Excerpt from a dataset:

▶

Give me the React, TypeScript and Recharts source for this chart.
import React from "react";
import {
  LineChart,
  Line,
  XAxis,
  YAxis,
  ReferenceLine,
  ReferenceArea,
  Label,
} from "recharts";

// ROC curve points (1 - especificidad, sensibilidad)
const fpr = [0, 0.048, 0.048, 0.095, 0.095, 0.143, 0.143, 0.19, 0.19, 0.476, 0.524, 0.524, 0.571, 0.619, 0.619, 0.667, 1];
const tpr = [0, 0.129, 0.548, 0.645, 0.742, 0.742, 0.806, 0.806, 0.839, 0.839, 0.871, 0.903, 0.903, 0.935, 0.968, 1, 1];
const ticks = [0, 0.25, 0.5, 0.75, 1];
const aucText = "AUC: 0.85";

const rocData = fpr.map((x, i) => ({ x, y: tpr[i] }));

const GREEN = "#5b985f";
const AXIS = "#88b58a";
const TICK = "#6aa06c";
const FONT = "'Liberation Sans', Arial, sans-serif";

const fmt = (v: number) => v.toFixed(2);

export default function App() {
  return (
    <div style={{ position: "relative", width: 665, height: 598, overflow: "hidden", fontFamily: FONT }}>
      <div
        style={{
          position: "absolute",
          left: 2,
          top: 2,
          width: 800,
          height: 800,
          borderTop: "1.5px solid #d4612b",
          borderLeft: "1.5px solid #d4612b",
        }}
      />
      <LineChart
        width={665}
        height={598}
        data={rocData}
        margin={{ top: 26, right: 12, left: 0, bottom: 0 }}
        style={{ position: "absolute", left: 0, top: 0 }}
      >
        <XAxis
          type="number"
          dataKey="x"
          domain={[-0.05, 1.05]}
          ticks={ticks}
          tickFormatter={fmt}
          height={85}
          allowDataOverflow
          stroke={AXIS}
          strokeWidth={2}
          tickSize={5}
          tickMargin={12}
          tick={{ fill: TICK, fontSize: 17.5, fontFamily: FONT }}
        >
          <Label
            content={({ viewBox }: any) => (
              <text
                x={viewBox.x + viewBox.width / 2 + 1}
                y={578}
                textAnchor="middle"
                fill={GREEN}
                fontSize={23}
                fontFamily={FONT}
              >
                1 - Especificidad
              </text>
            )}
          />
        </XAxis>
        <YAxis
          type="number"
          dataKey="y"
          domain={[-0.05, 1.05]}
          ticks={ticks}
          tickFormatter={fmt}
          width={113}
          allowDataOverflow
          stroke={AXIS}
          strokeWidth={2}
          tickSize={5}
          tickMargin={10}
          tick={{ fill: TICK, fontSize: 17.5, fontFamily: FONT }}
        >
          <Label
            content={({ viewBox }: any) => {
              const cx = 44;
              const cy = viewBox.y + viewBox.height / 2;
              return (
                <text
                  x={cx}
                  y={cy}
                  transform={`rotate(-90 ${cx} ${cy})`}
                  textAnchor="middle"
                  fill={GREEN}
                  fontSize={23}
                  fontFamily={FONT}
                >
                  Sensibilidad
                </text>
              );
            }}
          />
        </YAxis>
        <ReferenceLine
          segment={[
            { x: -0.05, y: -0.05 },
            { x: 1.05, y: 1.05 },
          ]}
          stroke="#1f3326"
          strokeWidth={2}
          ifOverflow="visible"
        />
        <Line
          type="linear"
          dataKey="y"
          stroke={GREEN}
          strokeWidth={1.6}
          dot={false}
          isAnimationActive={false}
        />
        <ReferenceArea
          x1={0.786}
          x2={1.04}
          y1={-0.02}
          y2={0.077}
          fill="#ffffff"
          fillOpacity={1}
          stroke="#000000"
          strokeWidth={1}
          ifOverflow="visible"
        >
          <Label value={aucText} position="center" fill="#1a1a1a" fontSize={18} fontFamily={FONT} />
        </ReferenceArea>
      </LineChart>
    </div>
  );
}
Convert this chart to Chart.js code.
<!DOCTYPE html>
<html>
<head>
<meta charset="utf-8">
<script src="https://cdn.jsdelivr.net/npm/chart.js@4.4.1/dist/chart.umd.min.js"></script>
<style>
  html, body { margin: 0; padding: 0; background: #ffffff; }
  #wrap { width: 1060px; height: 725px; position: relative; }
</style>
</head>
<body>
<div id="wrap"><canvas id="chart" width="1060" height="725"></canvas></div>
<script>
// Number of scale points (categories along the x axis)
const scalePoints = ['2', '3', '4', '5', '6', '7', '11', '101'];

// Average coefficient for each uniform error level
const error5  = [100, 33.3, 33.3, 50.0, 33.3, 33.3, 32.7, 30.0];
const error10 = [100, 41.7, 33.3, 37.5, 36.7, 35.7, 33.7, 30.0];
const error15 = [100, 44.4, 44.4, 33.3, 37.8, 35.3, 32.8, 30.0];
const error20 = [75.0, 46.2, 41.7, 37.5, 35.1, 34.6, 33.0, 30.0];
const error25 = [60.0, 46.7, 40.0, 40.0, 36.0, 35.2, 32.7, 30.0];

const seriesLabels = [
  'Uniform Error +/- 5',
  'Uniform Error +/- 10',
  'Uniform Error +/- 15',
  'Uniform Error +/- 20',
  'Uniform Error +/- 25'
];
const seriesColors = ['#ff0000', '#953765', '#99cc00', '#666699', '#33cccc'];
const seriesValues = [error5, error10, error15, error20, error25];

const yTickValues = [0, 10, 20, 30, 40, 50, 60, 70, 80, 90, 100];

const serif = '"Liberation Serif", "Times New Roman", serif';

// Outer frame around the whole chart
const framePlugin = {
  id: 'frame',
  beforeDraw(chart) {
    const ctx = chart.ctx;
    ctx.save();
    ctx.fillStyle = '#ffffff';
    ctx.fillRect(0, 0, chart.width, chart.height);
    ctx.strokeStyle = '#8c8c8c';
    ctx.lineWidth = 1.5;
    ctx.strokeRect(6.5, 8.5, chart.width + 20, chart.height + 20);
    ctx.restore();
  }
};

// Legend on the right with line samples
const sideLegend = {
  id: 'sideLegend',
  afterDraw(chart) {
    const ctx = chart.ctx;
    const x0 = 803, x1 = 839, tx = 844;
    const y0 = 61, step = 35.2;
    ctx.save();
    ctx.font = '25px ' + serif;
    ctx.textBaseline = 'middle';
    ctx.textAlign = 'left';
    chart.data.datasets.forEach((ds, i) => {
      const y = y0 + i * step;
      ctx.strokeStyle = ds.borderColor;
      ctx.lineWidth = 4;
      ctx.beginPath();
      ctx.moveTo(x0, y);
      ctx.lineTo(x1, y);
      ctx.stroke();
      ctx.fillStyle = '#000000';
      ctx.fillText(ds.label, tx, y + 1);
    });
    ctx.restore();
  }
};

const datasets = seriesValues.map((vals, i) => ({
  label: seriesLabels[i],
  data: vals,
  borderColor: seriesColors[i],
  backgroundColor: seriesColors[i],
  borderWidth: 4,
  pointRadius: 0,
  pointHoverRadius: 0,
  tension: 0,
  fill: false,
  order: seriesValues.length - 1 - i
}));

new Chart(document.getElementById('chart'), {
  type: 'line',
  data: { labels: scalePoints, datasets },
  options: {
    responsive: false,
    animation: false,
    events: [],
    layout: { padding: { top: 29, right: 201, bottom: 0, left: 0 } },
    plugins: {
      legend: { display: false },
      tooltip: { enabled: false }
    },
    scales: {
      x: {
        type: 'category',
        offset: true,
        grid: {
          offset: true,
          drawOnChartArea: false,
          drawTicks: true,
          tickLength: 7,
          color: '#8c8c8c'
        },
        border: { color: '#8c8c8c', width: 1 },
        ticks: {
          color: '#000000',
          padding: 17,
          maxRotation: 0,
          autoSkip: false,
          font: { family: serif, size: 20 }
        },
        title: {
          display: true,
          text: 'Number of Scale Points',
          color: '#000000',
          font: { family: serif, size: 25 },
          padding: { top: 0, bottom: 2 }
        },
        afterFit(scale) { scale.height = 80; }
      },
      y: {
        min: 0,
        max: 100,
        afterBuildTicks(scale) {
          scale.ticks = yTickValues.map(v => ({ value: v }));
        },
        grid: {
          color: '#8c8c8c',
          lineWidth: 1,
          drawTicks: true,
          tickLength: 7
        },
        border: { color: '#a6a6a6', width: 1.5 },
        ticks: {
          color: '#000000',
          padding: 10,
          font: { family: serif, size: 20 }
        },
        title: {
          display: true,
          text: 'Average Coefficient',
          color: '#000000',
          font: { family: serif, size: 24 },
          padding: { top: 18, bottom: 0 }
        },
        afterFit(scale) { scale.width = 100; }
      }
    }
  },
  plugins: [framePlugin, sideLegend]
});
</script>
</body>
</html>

◀

REQUIRED WORK
From the records above, give again exactly the lines running from the line with "Convert this chart to Chart.js code." to the line with "const scalePoints = ['2', '3', '4', '5', '6', '7', '11', '101'];", inclusive.

EXERCISE OUTPUT
Convert this chart to Chart.js code.
<!DOCTYPE html>
<html>
<head>
<meta charset="utf-8">
<script src="https://cdn.jsdelivr.net/npm/chart.js@4.4.1/dist/chart.umd.min.js"></script>
<style>
  html, body { margin: 0; padding: 0; background: #ffffff; }
  #wrap { width: 1060px; height: 725px; position: relative; }
</style>
</head>
<body>
<div id="wrap"><canvas id="chart" width="1060" height="725"></canvas></div>
<script>
// Number of scale points (categories along the x axis)
const scalePoints = ['2', '3', '4', '5', '6', '7', '11', '101'];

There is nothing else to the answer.